The downtown Toronto office building located at 145 Wellington Street West — that was set to be redeveloped into a 65-storey tower — has officially been sold, leaving the fate of the planned project up in the air.
The 13-storey Class A office building constructed in 1987 — located kitty-corner from Roy Thompson Hall and just one block away from the Metro Toronto Convention Centre — was formerly owned by Toronto-based H&R REIT (TSX: HR.UN), which has made various development proposals over the years.
In 2019, a rezoning application was submitted for a 60-storey mixed-use tower consisting of 47 storeys of residential space above 13 storeys of office space. A site plan control application was submitted the following year, for 52 storeys of residential space above 13 storeys of office space. Most recently, in 2024, an application was submitted for a 65-storey residential tower with 861 units and retail space on the ground floor.
Last summer, H&R REIT announced that it had received “unsolicited expressions of interest” and formed a special committee to explore a potential sale of the REIT. However, no sale was ultimately completed, with the REIT saying it received offers for certain assets, but not the REIT as a whole. H&R REIT also said it would sell approximately $2.6 billion in assets, and a few weeks later announced binding agreements for $1.5 billion in sales of office and retail assets. One of those assets was 145 Wellington Street West, which was held under 145 Wellington Portfolio Inc.

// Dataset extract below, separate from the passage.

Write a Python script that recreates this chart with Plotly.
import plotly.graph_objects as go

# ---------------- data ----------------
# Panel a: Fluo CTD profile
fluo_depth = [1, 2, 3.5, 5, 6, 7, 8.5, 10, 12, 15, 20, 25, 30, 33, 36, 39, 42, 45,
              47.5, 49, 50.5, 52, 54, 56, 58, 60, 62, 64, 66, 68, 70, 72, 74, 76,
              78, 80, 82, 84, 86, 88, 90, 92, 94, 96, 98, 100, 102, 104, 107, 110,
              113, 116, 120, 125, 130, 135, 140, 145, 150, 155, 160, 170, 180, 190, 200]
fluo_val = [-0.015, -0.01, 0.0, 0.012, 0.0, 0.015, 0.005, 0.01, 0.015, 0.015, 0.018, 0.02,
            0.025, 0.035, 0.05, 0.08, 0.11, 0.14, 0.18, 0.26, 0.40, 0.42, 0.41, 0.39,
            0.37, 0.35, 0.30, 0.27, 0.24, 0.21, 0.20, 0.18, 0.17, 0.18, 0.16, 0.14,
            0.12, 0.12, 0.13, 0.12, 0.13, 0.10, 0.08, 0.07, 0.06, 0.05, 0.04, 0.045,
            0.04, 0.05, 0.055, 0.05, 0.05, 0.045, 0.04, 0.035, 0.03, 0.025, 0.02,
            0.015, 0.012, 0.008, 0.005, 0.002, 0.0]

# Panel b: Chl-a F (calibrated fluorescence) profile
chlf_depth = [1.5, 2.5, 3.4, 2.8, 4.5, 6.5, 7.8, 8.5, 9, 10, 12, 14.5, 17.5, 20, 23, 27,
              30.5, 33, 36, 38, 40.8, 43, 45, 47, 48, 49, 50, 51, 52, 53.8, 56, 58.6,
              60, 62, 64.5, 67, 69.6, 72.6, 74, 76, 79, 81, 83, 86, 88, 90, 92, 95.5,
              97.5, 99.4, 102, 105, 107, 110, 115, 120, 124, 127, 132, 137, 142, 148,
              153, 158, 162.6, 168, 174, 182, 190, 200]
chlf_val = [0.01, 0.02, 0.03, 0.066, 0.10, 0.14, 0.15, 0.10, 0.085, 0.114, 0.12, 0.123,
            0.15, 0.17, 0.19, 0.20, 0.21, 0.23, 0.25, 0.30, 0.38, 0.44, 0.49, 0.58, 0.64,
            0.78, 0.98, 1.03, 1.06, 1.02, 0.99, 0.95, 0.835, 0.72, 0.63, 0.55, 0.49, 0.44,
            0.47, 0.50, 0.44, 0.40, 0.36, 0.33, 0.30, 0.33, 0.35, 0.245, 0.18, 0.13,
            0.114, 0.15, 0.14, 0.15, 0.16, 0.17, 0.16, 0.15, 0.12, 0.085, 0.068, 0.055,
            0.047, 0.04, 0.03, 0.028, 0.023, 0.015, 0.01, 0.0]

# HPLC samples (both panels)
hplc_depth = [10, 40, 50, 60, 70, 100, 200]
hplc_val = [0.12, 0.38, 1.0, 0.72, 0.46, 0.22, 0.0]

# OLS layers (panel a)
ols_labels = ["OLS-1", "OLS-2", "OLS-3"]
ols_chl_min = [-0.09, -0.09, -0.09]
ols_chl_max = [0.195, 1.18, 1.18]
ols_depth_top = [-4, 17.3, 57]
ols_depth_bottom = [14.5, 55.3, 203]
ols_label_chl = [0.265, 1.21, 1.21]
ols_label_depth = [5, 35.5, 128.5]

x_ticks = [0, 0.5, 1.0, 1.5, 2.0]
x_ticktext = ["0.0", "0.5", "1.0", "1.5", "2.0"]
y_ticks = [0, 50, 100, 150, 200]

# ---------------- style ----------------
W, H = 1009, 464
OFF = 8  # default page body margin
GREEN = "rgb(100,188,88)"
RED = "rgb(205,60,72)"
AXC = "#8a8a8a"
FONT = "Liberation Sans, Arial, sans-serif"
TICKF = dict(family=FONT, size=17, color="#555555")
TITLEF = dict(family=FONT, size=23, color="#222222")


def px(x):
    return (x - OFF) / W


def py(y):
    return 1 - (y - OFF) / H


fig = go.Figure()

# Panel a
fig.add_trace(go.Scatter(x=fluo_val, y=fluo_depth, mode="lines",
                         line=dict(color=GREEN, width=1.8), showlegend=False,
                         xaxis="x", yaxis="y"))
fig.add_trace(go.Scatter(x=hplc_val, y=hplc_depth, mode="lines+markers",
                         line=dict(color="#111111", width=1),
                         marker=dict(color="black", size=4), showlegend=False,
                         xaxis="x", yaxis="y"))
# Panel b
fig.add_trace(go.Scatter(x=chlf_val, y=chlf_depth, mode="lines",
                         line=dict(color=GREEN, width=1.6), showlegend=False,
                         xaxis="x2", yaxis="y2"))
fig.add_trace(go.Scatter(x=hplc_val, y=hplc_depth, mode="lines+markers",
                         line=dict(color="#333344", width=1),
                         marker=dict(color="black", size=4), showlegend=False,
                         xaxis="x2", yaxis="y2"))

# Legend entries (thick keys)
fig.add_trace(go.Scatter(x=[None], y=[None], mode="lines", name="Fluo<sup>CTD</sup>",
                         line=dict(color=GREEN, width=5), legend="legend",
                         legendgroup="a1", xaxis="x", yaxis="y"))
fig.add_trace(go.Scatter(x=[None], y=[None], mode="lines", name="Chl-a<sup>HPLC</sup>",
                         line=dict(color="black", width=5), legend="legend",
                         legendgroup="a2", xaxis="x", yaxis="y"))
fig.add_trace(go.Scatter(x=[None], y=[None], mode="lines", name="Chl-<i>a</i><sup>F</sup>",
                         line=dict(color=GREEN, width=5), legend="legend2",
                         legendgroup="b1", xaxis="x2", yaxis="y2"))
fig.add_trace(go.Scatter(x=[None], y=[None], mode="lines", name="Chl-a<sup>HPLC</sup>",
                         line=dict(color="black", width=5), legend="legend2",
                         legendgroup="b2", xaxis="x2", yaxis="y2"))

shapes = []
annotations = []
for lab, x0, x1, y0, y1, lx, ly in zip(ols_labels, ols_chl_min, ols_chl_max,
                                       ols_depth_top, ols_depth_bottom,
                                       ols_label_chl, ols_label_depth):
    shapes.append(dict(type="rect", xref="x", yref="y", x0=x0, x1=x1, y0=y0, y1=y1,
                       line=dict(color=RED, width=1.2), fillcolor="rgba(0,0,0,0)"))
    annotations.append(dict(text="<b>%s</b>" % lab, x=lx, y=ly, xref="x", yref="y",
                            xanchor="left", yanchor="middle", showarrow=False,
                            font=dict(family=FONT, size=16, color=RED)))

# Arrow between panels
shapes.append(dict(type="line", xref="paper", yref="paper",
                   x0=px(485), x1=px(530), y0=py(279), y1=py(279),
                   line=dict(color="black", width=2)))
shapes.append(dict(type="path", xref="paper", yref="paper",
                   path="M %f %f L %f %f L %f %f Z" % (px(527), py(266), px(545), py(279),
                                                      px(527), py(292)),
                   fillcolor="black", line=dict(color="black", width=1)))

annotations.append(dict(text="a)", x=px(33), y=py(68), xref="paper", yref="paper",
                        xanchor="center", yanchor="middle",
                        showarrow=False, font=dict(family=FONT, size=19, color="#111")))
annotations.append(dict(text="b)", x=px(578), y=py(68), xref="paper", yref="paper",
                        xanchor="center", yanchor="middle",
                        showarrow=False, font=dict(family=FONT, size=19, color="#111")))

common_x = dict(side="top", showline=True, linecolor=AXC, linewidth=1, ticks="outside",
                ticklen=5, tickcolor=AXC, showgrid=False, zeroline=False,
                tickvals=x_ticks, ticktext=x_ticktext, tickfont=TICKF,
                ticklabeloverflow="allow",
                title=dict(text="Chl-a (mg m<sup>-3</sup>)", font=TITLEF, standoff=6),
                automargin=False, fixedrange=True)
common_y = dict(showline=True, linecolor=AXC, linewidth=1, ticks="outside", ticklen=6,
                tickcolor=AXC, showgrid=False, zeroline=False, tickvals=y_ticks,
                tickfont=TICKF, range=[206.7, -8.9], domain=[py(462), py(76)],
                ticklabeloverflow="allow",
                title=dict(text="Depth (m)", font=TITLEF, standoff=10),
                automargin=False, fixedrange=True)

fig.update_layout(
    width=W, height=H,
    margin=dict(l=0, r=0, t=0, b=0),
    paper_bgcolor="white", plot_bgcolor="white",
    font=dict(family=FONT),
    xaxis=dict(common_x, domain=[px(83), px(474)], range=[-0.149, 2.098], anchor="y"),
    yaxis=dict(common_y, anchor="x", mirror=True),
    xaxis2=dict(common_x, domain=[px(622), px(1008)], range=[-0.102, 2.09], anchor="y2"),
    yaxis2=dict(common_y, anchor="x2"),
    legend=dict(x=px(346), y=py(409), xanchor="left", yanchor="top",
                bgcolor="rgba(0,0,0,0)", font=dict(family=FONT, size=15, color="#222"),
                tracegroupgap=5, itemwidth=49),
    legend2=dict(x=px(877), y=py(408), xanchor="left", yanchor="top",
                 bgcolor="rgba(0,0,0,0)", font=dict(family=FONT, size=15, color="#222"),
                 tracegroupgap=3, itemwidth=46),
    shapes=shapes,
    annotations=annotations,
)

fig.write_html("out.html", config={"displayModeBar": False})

Toronto-based real estate investment firm Crestpoint announced in late-January that they had acquired 145 Wellington Street West on behalf of their closed-end Crestpoint Opportunistic Real Estate Strategy fund.
Neither H&R REIT nor Crestpoint have disclosed the sale price, but STOREYS has learned that the price was $50,800,000. According to H&R REIT financial reports, 145 Wellington has 160,098 sq. ft of space, so the price translates to around $317 per sq. ft. Those financial reports also note that the building had an occupancy rate of 88.2% as of December 31, 2025.
It is unclear whether Crestpoint plans to carry out the redevelopment plan that H&R REIT previously proposed, but the project website remains online. STOREYS reached out to Crestpoint in early February, but has not received a response.

Crestpoint also acquired the office building located at Markham's 88 McNabb Street from H&R REIT, but the price is unknown.
H&R REIT said in its 2025 annual report, published this month, that $1.1 billion of the previously announced $1.5 billion in sales was completed in January, and that it had entered into a contract to manage the two office buildings and 23 retail properties it had sold.
“Net proceeds of approximately $727.3 million generated from the sales of assets in January 2026 has been used to repay corporate debt in January 2026,” said the REIT. “The additional net proceeds from the remaining assets under contract to be sold will also be used to repay corporate debt. Additionally, the REIT intends to apply to the TSX for approval to commence a normal course issuer bid and may use up to $200.0 million of the newly created debt capacity, over time, to repurchase Units pursuant to any such NCIB.”
Following the above sales, H&R REIT says the proportion of its portfolio of residential and industrial assets increased to 84%, and that 68% of its portfolio is now located in the United States, with Executive Chair and CEO Tom Hofstedter saying that the goal is to “reposition H&R to be a more simplified growth and income-oriented REIT focused on residential and industrial properties.”
Further, in mid-January, Executive Vice President of Development & Construction Matt Kingston departed H&R REIT.